Das enge Korsett des Embryonenschutzgesetzes führt dazu, dass in Deutschland offiziell keine Frau das Kind für jemand anderen austrägt. Stattdessen findet ein reger Tourismus statt in Länder Europas, Asiens oder in die USA. Je transparenter das Verfahren, desto aufwendiger und teurer ist es. Ethik kostet. Im Internet werden die Angebote teils aggressiv beworben.

Matthias Becker nahm einen Kredit auf, um sich sein Kind leisten zu können.
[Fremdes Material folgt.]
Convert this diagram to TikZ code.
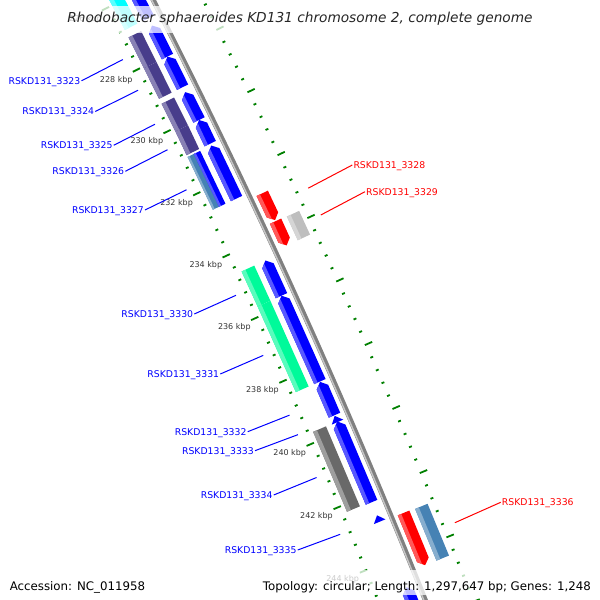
\documentclass[tikz,border=0pt]{standalone}
\usepackage{fontspec}
\setmainfont{DejaVu Sans}
\usetikzlibrary{positioning}

\definecolor{genblue}{RGB}{0,0,255}
\definecolor{genred}{RGB}{255,0,0}
\definecolor{cogpurple}{RGB}{72,61,139}
\definecolor{cogsteel}{RGB}{70,130,180}
\definecolor{cogteal}{RGB}{0,250,154}
\definecolor{cogcyan}{RGB}{0,255,255}
\definecolor{coggray}{RGB}{105,105,105}
\definecolor{cogsilver}{RGB}{190,190,190}
\definecolor{tickgreen}{RGB}{0,128,0}
\definecolor{backgray}{RGB}{128,128,128}

% track radii, measured from the map centre
\def\rback{7200}
\def\rinA{7181}\def\rinB{7193.5}
\def\rboxA{7161}\def\rboxB{7175}
\def\routA{7206.5}\def\routB{7219}
\def\rcogA{7225}\def\rcogB{7238.5}
\def\hd{0.17}

% box: start, end, inner radius, outer radius, colour
\newcommand{\featbox}[5]{%
  \fill[#5] ({ang(#1)}:#3) -- ({ang(#1)}:#4) -- ({ang(#2)}:#4) -- ({ang(#2)}:#3) -- cycle;
  \fill[#5!65!white] ({ang(#1)}:#3) -- ({ang(#1)}:{#3+0.3*(#4-#3)}) -- ({ang(#2)}:{#3+0.3*(#4-#3)}) -- ({ang(#2)}:#3) -- cycle;
}
% arrow pointing back (head at start)
\newcommand{\revarrow}[5]{%
  \fill[#5] ({ang(#1)}:{(#3+#4)/2}) -- ({ang(#1+\hd)}:#4) -- ({ang(#2)}:#4) -- ({ang(#2)}:#3) -- ({ang(#1+\hd)}:#3) -- cycle;
  \fill[#5!65!white] ({ang(#1+\hd)}:#3) -- ({ang(#1+0.4*\hd)}:{#3+0.3*(#4-#3)}) -- ({ang(#2)}:{#3+0.3*(#4-#3)}) -- ({ang(#2)}:#3) -- cycle;
}
% arrow pointing forward (head at end)
\newcommand{\fwdarrow}[5]{%
  \fill[#5] ({ang(#1)}:#3) -- ({ang(#1)}:#4) -- ({ang(#2-\hd)}:#4) -- ({ang(#2)}:{(#3+#4)/2}) -- ({ang(#2-\hd)}:#3) -- cycle;
  \fill[#5!65!white] ({ang(#1)}:#3) -- ({ang(#1)}:{#3+0.3*(#4-#3)}) -- ({ang(#2-0.4*\hd)}:{#3+0.3*(#4-#3)}) -- ({ang(#2-\hd)}:#3) -- cycle;
}
% head only
\newcommand{\revhead}[5]{%
  \fill[#5] ({ang(#1)}:{(#3+#4)/2}) -- ({ang(#2)}:#4) -- ({ang(#2)}:#3) -- cycle;
}

\begin{document}
\begin{tikzpicture}[x=1pt, y=1pt,
    declare function={ang(\p)=26.574-0.2755*(\p-228);},
    backbone/.style={draw=backgray, line width=5pt},
    backlight/.style={draw=backgray!45!white, line width=1.4pt},
    tickmark/.style={draw=tickgreen, line width=1.8pt},
    ticklbl/.style={font=\fontsize{8}{9}\selectfont, text=black!80, inner sep=0pt},
    lbl/.style={font=\fontsize{9.3}{10}\selectfont, inner xsep=1pt, inner ysep=0pt, text height=6.8pt, text depth=0pt},
    lblin/.style={lbl, text=genblue, anchor=east},
    lblout/.style={lbl, text=genred, anchor=west},
    lnkin/.style={draw=genblue, line width=1pt},
    lnkout/.style={draw=genred, line width=1pt},
    band/.style={fill=white, fill opacity=0.75, text opacity=1, inner ysep=0pt},
  ]
  \useasboundingbox (0,0) rectangle (600,-600);
  \clip (0,0) rectangle (600,-600);

  \begin{scope}[shift={(-6261,-3270)}]
    % backbone
    \draw[backbone] ({ang(224)}:\rback) arc[start angle={ang(224)}, end angle={ang(247)}, radius=\rback pt];
    \draw[backlight] ({ang(224)}:7198.6) arc[start angle={ang(224)}, end angle={ang(247)}, radius=7198.6pt];

    % inner COG boxes
    \featbox{224.5}{226.81}{\rboxA}{\rboxB}{cogcyan}
    \featbox{227.05}{228.05}{\rboxA}{\rboxB}{cogpurple}
    \featbox{228.05}{229.04}{\rboxA}{\rboxB}{cogpurple}
    \featbox{229.2}{230.1}{\rboxA}{\rboxB}{cogpurple}
    \featbox{230.1}{230.86}{\rboxA}{\rboxB}{cogpurple}
    \featbox{230.92}{232.62}{\rboxA}{7168}{cogsteel}
    \featbox{230.92}{232.62}{7168}{\rboxB}{genblue}
    \featbox{234.6}{235.72}{\rboxA}{\rboxB}{cogteal}
    \featbox{235.72}{238.44}{\rboxA}{\rboxB}{cogteal}
    \featbox{239.7}{242.22}{\rboxA}{\rboxB}{coggray}

    % inner genes
    \revarrow{224.5}{226.81}{\rinA}{\rinB}{genblue}
    \revarrow{227.05}{228.05}{\rinA}{\rinB}{genblue}
    \revarrow{228.05}{229.04}{\rinA}{\rinB}{genblue}
    \revarrow{229.2}{230.1}{\rinA}{\rinB}{genblue}
    \revarrow{230.1}{230.86}{\rinA}{\rinB}{genblue}
    \revarrow{230.92}{232.62}{\rinA}{\rinB}{genblue}
    \revarrow{234.6}{235.72}{\rinA}{\rinB}{genblue}
    \revarrow{235.72}{238.44}{\rinA}{\rinB}{genblue}
    \revarrow{238.45}{239.5}{\rinA}{\rinB}{genblue}
    \revhead{239.52}{239.72}{\rinA}{\rinB}{genblue}
    \revarrow{239.7}{242.24}{\rinA}{\rinB}{genblue}
    \revhead{242.65}{242.85}{\rinA}{\rinB}{genblue}
    \revarrow{244.9}{247}{\rinA}{\rinB}{genblue}

    % outer genes
    \fwdarrow{232.8}{233.66}{\routA}{\routB}{genred}
    \fwdarrow{233.69}{234.46}{\routA}{\routB}{genred}
    \fwdarrow{242.88}{244.51}{\routA}{\routB}{genred}
    \featbox{233.71}{234.46}{\rcogA}{\rcogB}{cogsilver}
    \featbox{242.9}{244.51}{\rcogA}{\rcogB}{cogsteel}

    % ticks every 0.4 kbp, long ones every 2 kbp
    \foreach \i in {0,...,53} {
      \pgfmathsetmacro\p{225.2+0.4*\i}
      \pgfmathtruncatemacro\m{mod(\i,5)}
      \ifnum\m=2
        \draw[tickmark] ({ang(\p)}:7157.5) -- ({ang(\p)}:7149.5);
        \draw[tickmark] ({ang(\p)}:7243) -- ({ang(\p)}:7251);
      \else
        \draw[tickmark] ({ang(\p)}:7157.5) -- ({ang(\p)}:7154.5);
        \draw[tickmark] ({ang(\p)}:7243) -- ({ang(\p)}:7246);
      \fi
    }
    \foreach \k in {226,228,...,244}
      \node[ticklbl] (k\k) at ({ang(\k)}:7131) {\k\ kbp};

    % label anchors
    \coordinate (c3323) at ({ang(227.55)}:7146);
    \coordinate (c3324) at ({ang(228.545)}:7146);
    \coordinate (c3325) at ({ang(229.65)}:7146);
    \coordinate (c3326) at ({ang(230.48)}:7146);
    \coordinate (c3327) at ({ang(231.77)}:7146);
    \coordinate (c3330) at ({ang(235.16)}:7146);
    \coordinate (c3331) at ({ang(237.08)}:7146);
    \coordinate (c3332) at ({ang(238.98)}:7146);
    \coordinate (c3333) at ({ang(239.6)}:7146);
    \coordinate (c3334) at ({ang(240.96)}:7146);
    \coordinate (c3335) at ({ang(242.75)}:7146);
    \coordinate (c3328) at ({ang(233.23)}:7256.5);
    \coordinate (c3329) at ({ang(234.08)}:7256.5);
    \coordinate (c3336) at ({ang(243.7)}:7256.5);
  \end{scope}

  % gene labels
  \node[lblin] (l3323) at (81.5,-80.8) {RSKD131\_3323};
  \node[lblin] (l3324) at (95.3,-111.5) {RSKD131\_3324};
  \node[lblin] (l3325) at (113.7,-145.3) {RSKD131\_3325};
  \node[lblin] (l3326) at (125.3,-171.3) {RSKD131\_3326};
  \node[lblin] (l3327) at (145,-210) {RSKD131\_3327};
  \node[lblin] (l3330) at (194.3,-314) {RSKD131\_3330};
  \node[lblin] (l3331) at (220.3,-374) {RSKD131\_3331};
  \node[lblin] (l3332) at (247.7,-431.7) {RSKD131\_3332};
  \node[lblin] (l3333) at (255,-450.7) {RSKD131\_3333};
  \node[lblin] (l3334) at (273.7,-495) {RSKD131\_3334};
  \node[lblin] (l3335) at (297.7,-550) {RSKD131\_3335};
  \node[lblout] (l3328) at (352.3,-165) {RSKD131\_3328};
  \node[lblout] (l3329) at (365,-191.7) {RSKD131\_3329};
  \node[lblout] (l3336) at (500.7,-502.3) {RSKD131\_3336};
  \foreach \g in {3323,3324,3325,3326,3327,3330,3331,3332,3333,3334,3335}
    \draw[lnkin] (l\g.east) -- (c\g);
  \foreach \g in {3328,3329,3336}
    \draw[lnkout] (l\g.west) -- (c\g);

  % title and legend
  \node[band, anchor=base, inner xsep=5pt, text height=16.7pt, text depth=10.3pt,
        font=\fontsize{13.7}{16}\selectfont\itshape, text=black!85] (title) at (300,-22.7)
        {Rhodobacter sphaeroides KD131 chromosome 2, complete genome};
  \node[band, anchor=base west, inner xsep=3pt, text height=20pt, text depth=5pt,
        font=\fontsize{11.8}{13}\selectfont, text=black] (acc) at (6.6,-590)
        {Accession: NC\_011958};
  \node[band, anchor=base west, inner xsep=3pt, text height=20pt, text depth=5pt,
        font=\fontsize{11.8}{13}\selectfont, text=black] (topo) at (259.7,-590)
        {Topology: circular; Length: 1,297,647 bp; Genes: 1,248};
\end{tikzpicture}
\end{document}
Insgesamt mehr als 130.000 Euro habe er am Ende bezahlt, um Leela in sein Leben zu holen. 25.000 Euro sollte die Leihmutter bekommen. Die Beckers stockten auf 40.000 Euro auf. Jedes Jahr reist Matthias Becker nach Indien, um die Frau zu besuchen. Jedes Mal bringt er ihr Geld mit. „Das ist auch für unser Gewissen“, sagt seine Frau.

Leelas Leihmutter hatte einen Monat vor Termin per Kaiserschnitt entbunden

Leelas Leihmutter hatte einen Monat vor Termin per Kaiserschnitt entbunden. 20 Minuten später lag das Baby in den Armen seiner deutschen Mutter. Durch Zufall trafen die Beckers die Inderin ein paar Tage später noch einmal auf dem Krankenhausflur. Eine Krankenschwester dolmetschte deren Frage, ob sie das Kind einmal anschauen möchte, um Abschied zu nehmen. Sie wollte.

Inzwischen dürfen Wunscheltern ihre Kinder nicht mehr in Indien in Auftrag geben, wenn die Leihmutterschaft in ihrem eigenen Land verboten ist. Immer wieder gab es Berichte über Frauen, die ihren Vertrag nicht einmal lesen konnten und ihn dennoch unterschrieben. Und Probleme mit Eltern, die ihre Kinder nicht abholten. So betrachtet hatte Familie Becker noch Glück.

Anwalt würde am liebsten das amerikanische Modell in Deutschland eingeführt sehen

Anwalt Thomas Oberhäuser würde am liebsten das amerikanische Modell in Deutschland eingeführt sehen: Agenturen werben, untersuchen und vermitteln Leihmütter und Eizellspenderinnen. „Wenn die Frau wirklich in der Lage ist, frei zu entscheiden, dann ist es schwer, zu sagen, dein freier Wille ist weniger wert als unsere Grund- und Wertvorstellung“, sagt er.

Leela Becker hat am Ende das Land mit dem Pass eines anderen deutschen Kindes verlassen. Plötzlich gab es ein indisches Mädchen in dem kleinen deutschen Ort. Offiziell weiß niemand von dessen Herkunft. Auf dem Amt gab Sandra Becker an, die Mutter zu sein, niemand fragte genauer nach. Zwei Jahre lang habe sie sich nicht ins Rathaus getraut, sagt sie, weil sie sich geschämt habe, so offensichtlich gelogen zu haben. Enge Freunde und die Familie kennen die Wahrheit. Ansonsten antworten die Beckers nur vage, sie hätten ein Kind adoptiert. Sie leben ein offenes Geheimnis.